Procurada, a supervisora não quis comentar o assunto. Seu advogado, José Manuel Viana da Mota, disse que a cliente "seguiu ordens do chefe", o diretor do serviço técnico de informática da Poli, que prestou depoimento mas não foi apontado como responsável.
"Ela é uma funcionária superior apenas aos estagiários. Ela faz o que o gerente determina. Segundo o outro menino, ela que teria pedido para fazer a mudança, mas foi por ordem do chefe."
"Não tenho nada a declarar pois tudo está nos inquéritos", disse o superior da funcionária, ao ser procurado pelo UOL.
O advogado Mota disse que sua cliente está chocada por "uma fatalidade tão grande". "Ela está muito abalada, jamais poderia imaginar o que ia acontecer. Ela tem dois filhos adotivos, é uma pessoa de coração grande."
Indenização por danos morais
A admissão de negligência por parte da funcionária é considerada uma vitória pelo advogado da família de Filipe, o criminalista Euro Bento Maciel Filho. "Por mais que a USP tenha tentado culpar o Filipe pelo acidente, conseguimos apontar um responsável e que houve de fato um crime. Esses foram os maiores desafios desde o início."
Após a confissão, os advogados da família dizem que é possível pleitear uma indenização por danos morais.
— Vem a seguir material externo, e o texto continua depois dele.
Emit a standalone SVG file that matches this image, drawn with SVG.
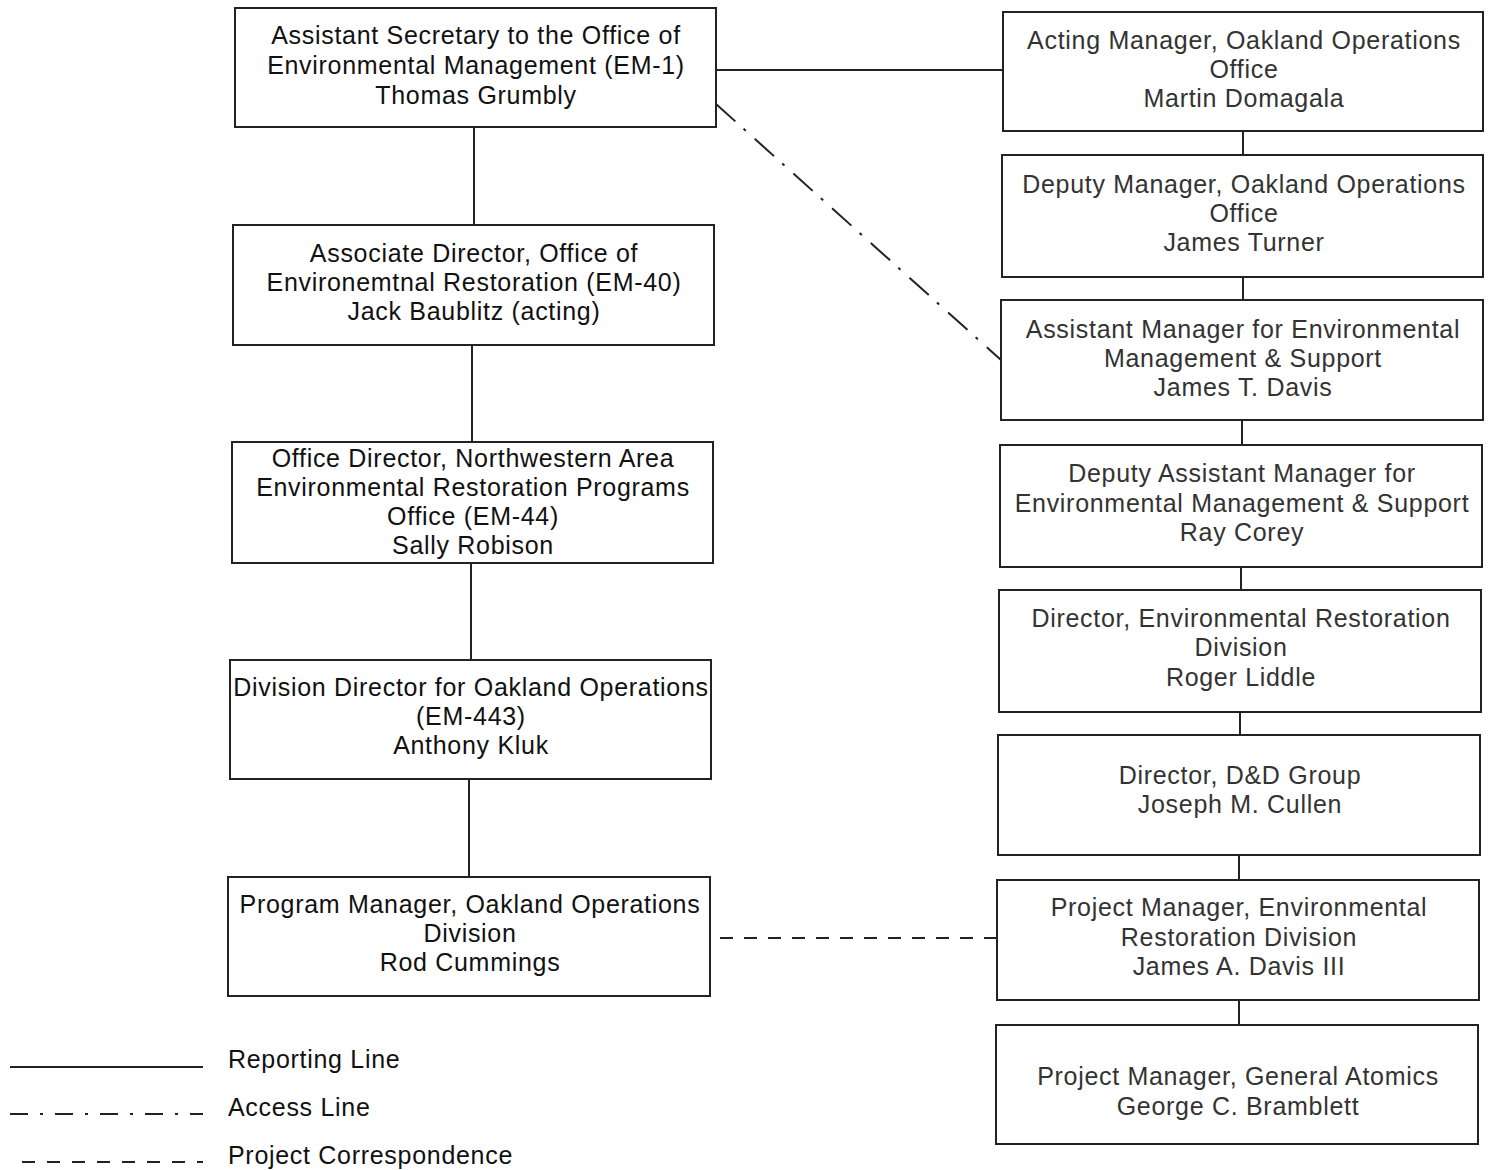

Rogério Licastro de Mello, que representa a família no processo cível, estima uma ação de R$ 1 milhão —R$ 500 mil para cada genitor.
"No processo civil, a USP alega que a morte decorreu de um risco assumido pelo Filipe. A funcionária teria apenas pedido, mas quem decidiu transportar um armário nos próprios braços e usar o elevador foi o menino, assim responsável pelo próprio óbito", diz Licastro Mello. "Com a confissão, essa tese da universidade vai para o ralo."
Sobre a afirmação dos advogados de que a USP tenta criminalizar Filipe nos autos do processo, a universidade afirma que "não cabe à universidade pronunciar-se a respeito da discussão judicial sobre a responsabilidade pessoal por todo o ocorrido, uma vez que as medidas para a apuração do caso foram uma iniciativa da própria USP".